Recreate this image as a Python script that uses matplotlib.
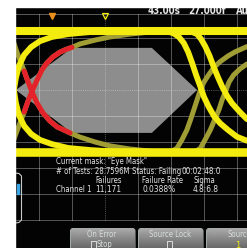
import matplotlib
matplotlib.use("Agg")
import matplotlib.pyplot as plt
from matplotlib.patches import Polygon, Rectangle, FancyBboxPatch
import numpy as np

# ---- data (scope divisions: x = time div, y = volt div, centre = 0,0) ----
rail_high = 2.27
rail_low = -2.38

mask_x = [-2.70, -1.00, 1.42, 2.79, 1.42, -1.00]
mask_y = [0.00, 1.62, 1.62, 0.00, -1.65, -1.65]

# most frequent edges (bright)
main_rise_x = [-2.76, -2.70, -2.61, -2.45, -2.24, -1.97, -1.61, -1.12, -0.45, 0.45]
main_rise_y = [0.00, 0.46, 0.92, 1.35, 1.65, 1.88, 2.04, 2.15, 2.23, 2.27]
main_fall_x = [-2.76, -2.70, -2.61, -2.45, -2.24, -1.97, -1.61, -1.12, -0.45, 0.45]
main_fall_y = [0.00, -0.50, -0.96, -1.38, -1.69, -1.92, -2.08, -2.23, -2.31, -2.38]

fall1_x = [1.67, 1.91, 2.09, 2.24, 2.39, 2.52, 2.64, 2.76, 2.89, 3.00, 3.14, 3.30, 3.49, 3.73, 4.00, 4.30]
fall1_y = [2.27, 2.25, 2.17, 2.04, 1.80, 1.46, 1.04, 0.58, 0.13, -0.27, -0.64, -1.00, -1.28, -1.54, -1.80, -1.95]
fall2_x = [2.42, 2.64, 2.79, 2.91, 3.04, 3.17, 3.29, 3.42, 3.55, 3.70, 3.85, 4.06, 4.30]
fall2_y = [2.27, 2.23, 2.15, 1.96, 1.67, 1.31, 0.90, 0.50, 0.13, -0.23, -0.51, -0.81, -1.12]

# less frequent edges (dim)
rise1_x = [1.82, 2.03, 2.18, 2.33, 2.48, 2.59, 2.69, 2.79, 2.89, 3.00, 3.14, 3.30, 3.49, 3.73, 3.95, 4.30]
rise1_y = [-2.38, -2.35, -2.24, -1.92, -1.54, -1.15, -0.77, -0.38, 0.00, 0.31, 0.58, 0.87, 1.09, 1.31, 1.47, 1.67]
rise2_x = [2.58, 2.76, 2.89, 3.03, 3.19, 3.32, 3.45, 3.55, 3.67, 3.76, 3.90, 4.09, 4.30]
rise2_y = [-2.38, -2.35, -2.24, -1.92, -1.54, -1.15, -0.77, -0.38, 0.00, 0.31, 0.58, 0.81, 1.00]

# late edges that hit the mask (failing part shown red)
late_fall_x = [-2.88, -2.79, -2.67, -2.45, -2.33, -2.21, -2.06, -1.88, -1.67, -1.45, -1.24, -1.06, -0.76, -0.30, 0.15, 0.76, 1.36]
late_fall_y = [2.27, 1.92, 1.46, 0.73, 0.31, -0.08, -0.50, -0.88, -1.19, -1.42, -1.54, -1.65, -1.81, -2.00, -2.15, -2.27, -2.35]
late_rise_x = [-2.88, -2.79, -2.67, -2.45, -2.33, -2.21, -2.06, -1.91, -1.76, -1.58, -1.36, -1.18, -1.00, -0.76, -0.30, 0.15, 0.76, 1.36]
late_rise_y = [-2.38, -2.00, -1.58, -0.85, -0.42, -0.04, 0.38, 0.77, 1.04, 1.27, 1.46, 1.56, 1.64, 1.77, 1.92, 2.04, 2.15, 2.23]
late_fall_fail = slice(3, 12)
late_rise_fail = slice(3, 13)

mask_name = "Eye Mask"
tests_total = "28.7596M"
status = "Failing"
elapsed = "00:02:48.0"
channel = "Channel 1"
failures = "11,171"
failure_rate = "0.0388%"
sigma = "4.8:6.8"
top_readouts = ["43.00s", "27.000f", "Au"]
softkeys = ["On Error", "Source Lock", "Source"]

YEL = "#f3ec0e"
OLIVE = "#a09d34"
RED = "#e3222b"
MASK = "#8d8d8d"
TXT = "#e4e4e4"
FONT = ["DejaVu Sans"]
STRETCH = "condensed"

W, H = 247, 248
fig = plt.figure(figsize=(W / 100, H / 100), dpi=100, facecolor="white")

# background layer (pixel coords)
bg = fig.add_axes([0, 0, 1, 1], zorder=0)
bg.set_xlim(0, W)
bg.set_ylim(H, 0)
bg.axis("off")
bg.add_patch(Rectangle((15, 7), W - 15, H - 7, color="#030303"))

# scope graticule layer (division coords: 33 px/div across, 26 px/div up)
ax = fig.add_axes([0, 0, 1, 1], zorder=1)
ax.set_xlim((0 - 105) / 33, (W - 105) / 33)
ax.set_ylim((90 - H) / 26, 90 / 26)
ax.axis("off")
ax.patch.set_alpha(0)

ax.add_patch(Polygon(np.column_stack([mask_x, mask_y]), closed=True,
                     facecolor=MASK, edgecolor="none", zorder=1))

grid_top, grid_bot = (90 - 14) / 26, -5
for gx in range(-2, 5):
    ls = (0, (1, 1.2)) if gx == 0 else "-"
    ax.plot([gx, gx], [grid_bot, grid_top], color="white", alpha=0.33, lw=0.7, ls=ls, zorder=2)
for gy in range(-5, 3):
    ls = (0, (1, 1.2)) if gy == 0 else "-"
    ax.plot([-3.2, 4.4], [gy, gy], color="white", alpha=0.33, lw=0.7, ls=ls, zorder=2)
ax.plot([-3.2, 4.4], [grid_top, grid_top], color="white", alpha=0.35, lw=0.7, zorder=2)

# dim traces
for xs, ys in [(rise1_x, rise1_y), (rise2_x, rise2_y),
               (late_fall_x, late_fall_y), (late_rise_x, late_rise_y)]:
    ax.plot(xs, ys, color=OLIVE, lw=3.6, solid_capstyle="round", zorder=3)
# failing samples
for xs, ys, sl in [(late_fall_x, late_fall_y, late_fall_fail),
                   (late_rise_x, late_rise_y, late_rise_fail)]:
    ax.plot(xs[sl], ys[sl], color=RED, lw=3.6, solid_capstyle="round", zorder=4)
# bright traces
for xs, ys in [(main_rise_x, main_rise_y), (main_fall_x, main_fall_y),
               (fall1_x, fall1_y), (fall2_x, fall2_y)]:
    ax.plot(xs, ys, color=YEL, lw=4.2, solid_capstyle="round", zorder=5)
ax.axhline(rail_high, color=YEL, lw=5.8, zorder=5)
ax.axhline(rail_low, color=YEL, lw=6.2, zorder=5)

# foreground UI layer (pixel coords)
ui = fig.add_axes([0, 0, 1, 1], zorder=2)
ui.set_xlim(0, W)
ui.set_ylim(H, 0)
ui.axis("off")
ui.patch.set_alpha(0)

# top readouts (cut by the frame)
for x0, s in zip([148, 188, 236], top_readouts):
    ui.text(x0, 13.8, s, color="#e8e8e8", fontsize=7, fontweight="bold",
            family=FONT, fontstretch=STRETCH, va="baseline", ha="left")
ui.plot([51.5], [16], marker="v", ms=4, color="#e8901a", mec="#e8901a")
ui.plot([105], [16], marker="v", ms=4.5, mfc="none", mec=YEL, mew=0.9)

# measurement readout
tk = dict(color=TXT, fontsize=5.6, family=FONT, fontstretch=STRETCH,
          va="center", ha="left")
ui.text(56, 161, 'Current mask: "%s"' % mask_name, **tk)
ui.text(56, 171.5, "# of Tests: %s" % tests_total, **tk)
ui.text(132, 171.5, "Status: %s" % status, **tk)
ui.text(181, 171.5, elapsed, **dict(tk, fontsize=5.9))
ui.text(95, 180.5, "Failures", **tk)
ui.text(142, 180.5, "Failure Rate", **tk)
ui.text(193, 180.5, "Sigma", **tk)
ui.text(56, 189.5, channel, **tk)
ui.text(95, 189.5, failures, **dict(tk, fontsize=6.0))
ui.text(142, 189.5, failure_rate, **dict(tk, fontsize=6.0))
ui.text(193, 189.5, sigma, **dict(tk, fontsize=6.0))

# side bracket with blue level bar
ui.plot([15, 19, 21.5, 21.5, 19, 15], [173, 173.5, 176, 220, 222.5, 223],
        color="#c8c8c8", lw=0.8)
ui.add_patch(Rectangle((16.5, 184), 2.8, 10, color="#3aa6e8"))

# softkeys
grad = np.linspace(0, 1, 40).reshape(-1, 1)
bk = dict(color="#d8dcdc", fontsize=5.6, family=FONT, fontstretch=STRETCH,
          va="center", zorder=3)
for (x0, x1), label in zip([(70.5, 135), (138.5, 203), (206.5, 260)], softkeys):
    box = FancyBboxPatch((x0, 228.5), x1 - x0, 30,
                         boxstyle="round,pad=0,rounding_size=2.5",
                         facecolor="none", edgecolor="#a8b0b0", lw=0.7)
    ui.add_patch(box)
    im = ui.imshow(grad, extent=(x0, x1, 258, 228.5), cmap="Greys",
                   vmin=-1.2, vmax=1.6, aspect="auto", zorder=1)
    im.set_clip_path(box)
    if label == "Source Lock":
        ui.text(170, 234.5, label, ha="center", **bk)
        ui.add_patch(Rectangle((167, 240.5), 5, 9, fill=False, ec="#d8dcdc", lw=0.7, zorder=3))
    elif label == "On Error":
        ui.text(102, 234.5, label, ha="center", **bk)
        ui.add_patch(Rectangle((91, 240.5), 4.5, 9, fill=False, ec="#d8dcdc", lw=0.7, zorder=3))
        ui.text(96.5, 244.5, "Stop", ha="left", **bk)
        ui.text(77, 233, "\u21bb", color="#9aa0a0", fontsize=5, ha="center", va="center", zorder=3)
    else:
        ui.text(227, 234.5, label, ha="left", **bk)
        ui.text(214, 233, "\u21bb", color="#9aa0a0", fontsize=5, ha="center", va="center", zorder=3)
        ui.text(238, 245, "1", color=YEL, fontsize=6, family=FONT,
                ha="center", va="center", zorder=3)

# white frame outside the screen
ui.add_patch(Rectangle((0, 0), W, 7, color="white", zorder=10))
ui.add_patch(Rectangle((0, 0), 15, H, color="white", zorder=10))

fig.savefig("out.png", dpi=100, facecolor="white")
+-------+
Repeat only the lines from the beginning of the material through the line containing "mask_y = [0.00, 1.62, 1.62, 0.00, -1.65, -1.65]", both ends kept, leaving pictures out.

■ **COMPLETE RESPONSE**
Recreate this image as a Python script that uses matplotlib.
import matplotlib
matplotlib.use("Agg")
import matplotlib.pyplot as plt
from matplotlib.patches import Polygon, Rectangle, FancyBboxPatch
import numpy as np

# ---- data (scope divisions: x = time div, y = volt div, centre = 0,0) ----
rail_high = 2.27
rail_low = -2.38

mask_x = [-2.70, -1.00, 1.42, 2.79, 1.42, -1.00]
mask_y = [0.00, 1.62, 1.62, 0.00, -1.65, -1.65]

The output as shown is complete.